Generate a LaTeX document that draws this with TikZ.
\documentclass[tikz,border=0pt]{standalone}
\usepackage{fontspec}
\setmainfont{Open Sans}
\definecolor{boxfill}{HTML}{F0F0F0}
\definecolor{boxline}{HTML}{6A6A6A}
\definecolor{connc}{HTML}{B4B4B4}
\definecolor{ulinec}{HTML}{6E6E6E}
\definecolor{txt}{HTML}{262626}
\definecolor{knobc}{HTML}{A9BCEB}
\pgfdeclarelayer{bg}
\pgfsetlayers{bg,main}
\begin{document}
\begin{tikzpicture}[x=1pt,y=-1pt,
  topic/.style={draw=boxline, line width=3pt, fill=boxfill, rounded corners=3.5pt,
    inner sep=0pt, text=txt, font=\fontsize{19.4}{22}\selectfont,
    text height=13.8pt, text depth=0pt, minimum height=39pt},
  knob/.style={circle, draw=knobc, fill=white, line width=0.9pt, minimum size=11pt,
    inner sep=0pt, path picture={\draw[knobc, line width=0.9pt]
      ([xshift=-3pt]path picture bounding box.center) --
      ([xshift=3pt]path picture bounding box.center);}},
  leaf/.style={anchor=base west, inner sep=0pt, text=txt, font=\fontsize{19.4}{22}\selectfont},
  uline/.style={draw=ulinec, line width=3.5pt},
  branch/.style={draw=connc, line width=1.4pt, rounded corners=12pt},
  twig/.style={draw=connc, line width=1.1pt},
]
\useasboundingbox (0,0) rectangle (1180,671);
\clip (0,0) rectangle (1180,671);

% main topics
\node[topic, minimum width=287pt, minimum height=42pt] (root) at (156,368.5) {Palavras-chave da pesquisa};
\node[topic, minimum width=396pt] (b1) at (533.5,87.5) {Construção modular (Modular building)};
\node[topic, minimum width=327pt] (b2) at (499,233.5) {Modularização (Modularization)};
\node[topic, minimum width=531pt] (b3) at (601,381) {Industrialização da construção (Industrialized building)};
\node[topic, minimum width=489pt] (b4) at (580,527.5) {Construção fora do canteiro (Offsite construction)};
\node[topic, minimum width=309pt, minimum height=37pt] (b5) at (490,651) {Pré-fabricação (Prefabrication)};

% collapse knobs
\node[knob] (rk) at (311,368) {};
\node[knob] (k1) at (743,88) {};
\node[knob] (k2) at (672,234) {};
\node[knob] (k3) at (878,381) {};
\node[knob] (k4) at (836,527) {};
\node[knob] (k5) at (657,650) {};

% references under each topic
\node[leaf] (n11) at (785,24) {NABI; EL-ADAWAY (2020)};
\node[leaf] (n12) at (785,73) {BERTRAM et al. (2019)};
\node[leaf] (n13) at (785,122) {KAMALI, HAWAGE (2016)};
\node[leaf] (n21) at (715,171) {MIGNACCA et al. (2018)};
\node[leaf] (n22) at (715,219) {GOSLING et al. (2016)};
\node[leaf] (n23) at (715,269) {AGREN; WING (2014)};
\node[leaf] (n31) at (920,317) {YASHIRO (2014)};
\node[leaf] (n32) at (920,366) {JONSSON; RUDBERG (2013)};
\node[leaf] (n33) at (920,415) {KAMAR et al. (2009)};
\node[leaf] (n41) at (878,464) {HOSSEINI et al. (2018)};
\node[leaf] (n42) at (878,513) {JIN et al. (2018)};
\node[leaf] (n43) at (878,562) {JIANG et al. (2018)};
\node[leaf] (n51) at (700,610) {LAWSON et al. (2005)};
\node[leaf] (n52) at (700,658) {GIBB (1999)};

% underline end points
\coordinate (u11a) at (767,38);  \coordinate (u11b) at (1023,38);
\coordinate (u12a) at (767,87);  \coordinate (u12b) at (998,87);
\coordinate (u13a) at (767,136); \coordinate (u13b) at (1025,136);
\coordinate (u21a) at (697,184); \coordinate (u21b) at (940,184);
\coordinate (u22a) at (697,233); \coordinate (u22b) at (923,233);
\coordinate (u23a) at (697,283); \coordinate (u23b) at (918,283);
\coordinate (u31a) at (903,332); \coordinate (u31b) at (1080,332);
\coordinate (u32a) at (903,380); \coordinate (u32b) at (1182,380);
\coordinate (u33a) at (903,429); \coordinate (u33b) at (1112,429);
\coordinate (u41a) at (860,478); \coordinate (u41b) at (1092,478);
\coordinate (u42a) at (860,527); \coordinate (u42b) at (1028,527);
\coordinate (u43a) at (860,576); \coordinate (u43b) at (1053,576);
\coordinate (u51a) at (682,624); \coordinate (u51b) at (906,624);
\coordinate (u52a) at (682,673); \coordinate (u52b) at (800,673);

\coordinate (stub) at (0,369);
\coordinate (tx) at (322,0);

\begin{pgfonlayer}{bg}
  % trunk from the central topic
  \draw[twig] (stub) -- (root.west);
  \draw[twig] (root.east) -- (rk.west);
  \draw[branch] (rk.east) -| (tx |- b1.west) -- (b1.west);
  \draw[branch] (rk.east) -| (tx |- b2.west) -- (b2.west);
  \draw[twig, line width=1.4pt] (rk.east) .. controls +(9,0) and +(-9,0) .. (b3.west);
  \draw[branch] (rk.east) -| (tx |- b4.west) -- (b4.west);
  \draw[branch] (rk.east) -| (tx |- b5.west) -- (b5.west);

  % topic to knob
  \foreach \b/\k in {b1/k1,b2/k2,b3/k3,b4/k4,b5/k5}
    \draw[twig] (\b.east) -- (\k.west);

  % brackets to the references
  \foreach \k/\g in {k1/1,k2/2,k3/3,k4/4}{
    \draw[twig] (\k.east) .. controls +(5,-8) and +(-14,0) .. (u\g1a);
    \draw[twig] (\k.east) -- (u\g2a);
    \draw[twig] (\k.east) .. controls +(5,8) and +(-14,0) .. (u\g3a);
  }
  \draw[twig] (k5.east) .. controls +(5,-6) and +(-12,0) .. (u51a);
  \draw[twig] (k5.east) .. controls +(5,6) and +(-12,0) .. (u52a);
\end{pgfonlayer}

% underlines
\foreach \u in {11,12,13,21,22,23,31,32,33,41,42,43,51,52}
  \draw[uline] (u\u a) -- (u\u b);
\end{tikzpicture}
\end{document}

*Task objective*. Reproduce the whole listing word for word.

*Finished answer*.
Generate a LaTeX document that draws this with TikZ.
\documentclass[tikz,border=0pt]{standalone}
\usepackage{fontspec}
\setmainfont{Open Sans}
\definecolor{boxfill}{HTML}{F0F0F0}
\definecolor{boxline}{HTML}{6A6A6A}
\definecolor{connc}{HTML}{B4B4B4}
\definecolor{ulinec}{HTML}{6E6E6E}
\definecolor{txt}{HTML}{262626}
\definecolor{knobc}{HTML}{A9BCEB}
\pgfdeclarelayer{bg}
\pgfsetlayers{bg,main}
\begin{document}
\begin{tikzpicture}[x=1pt,y=-1pt,
  topic/.style={draw=boxline, line width=3pt, fill=boxfill, rounded corners=3.5pt,
    inner sep=0pt, text=txt, font=\fontsize{19.4}{22}\selectfont,
    text height=13.8pt, text depth=0pt, minimum height=39pt},
  knob/.style={circle, draw=knobc, fill=white, line width=0.9pt, minimum size=11pt,
    inner sep=0pt, path picture={\draw[knobc, line width=0.9pt]
      ([xshift=-3pt]path picture bounding box.center) --
      ([xshift=3pt]path picture bounding box.center);}},
  leaf/.style={anchor=base west, inner sep=0pt, text=txt, font=\fontsize{19.4}{22}\selectfont},
  uline/.style={draw=ulinec, line width=3.5pt},
  branch/.style={draw=connc, line width=1.4pt, rounded corners=12pt},
  twig/.style={draw=connc, line width=1.1pt},
]
\useasboundingbox (0,0) rectangle (1180,671);
\clip (0,0) rectangle (1180,671);

% main topics
\node[topic, minimum width=287pt, minimum height=42pt] (root) at (156,368.5) {Palavras-chave da pesquisa};
\node[topic, minimum width=396pt] (b1) at (533.5,87.5) {Construção modular (Modular building)};
\node[topic, minimum width=327pt] (b2) at (499,233.5) {Modularização (Modularization)};
\node[topic, minimum width=531pt] (b3) at (601,381) {Industrialização da construção (Industrialized building)};
\node[topic, minimum width=489pt] (b4) at (580,527.5) {Construção fora do canteiro (Offsite construction)};
\node[topic, minimum width=309pt, minimum height=37pt] (b5) at (490,651) {Pré-fabricação (Prefabrication)};

% collapse knobs
\node[knob] (rk) at (311,368) {};
\node[knob] (k1) at (743,88) {};
\node[knob] (k2) at (672,234) {};
\node[knob] (k3) at (878,381) {};
\node[knob] (k4) at (836,527) {};
\node[knob] (k5) at (657,650) {};

% references under each topic
\node[leaf] (n11) at (785,24) {NABI; EL-ADAWAY (2020)};
\node[leaf] (n12) at (785,73) {BERTRAM et al. (2019)};
\node[leaf] (n13) at (785,122) {KAMALI, HAWAGE (2016)};
\node[leaf] (n21) at (715,171) {MIGNACCA et al. (2018)};
\node[leaf] (n22) at (715,219) {GOSLING et al. (2016)};
\node[leaf] (n23) at (715,269) {AGREN; WING (2014)};
\node[leaf] (n31) at (920,317) {YASHIRO (2014)};
\node[leaf] (n32) at (920,366) {JONSSON; RUDBERG (2013)};
\node[leaf] (n33) at (920,415) {KAMAR et al. (2009)};
\node[leaf] (n41) at (878,464) {HOSSEINI et al. (2018)};
\node[leaf] (n42) at (878,513) {JIN et al. (2018)};
\node[leaf] (n43) at (878,562) {JIANG et al. (2018)};
\node[leaf] (n51) at (700,610) {LAWSON et al. (2005)};
\node[leaf] (n52) at (700,658) {GIBB (1999)};

% underline end points
\coordinate (u11a) at (767,38);  \coordinate (u11b) at (1023,38);
\coordinate (u12a) at (767,87);  \coordinate (u12b) at (998,87);
\coordinate (u13a) at (767,136); \coordinate (u13b) at (1025,136);
\coordinate (u21a) at (697,184); \coordinate (u21b) at (940,184);
\coordinate (u22a) at (697,233); \coordinate (u22b) at (923,233);
\coordinate (u23a) at (697,283); \coordinate (u23b) at (918,283);
\coordinate (u31a) at (903,332); \coordinate (u31b) at (1080,332);
\coordinate (u32a) at (903,380); \coordinate (u32b) at (1182,380);
\coordinate (u33a) at (903,429); \coordinate (u33b) at (1112,429);
\coordinate (u41a) at (860,478); \coordinate (u41b) at (1092,478);
\coordinate (u42a) at (860,527); \coordinate (u42b) at (1028,527);
\coordinate (u43a) at (860,576); \coordinate (u43b) at (1053,576);
\coordinate (u51a) at (682,624); \coordinate (u51b) at (906,624);
\coordinate (u52a) at (682,673); \coordinate (u52b) at (800,673);

\coordinate (stub) at (0,369);
\coordinate (tx) at (322,0);

\begin{pgfonlayer}{bg}
  % trunk from the central topic
  \draw[twig] (stub) -- (root.west);
  \draw[twig] (root.east) -- (rk.west);
  \draw[branch] (rk.east) -| (tx |- b1.west) -- (b1.west);
  \draw[branch] (rk.east) -| (tx |- b2.west) -- (b2.west);
  \draw[twig, line width=1.4pt] (rk.east) .. controls +(9,0) and +(-9,0) .. (b3.west);
  \draw[branch] (rk.east) -| (tx |- b4.west) -- (b4.west);
  \draw[branch] (rk.east) -| (tx |- b5.west) -- (b5.west);

  % topic to knob
  \foreach \b/\k in {b1/k1,b2/k2,b3/k3,b4/k4,b5/k5}
    \draw[twig] (\b.east) -- (\k.west);

  % brackets to the references
  \foreach \k/\g in {k1/1,k2/2,k3/3,k4/4}{
    \draw[twig] (\k.east) .. controls +(5,-8) and +(-14,0) .. (u\g1a);
    \draw[twig] (\k.east) -- (u\g2a);
    \draw[twig] (\k.east) .. controls +(5,8) and +(-14,0) .. (u\g3a);
  }
  \draw[twig] (k5.east) .. controls +(5,-6) and +(-12,0) .. (u51a);
  \draw[twig] (k5.east) .. controls +(5,6) and +(-12,0) .. (u52a);
\end{pgfonlayer}

% underlines
\foreach \u in {11,12,13,21,22,23,31,32,33,41,42,43,51,52}
  \draw[uline] (u\u a) -- (u\u b);
\end{tikzpicture}
\end{document}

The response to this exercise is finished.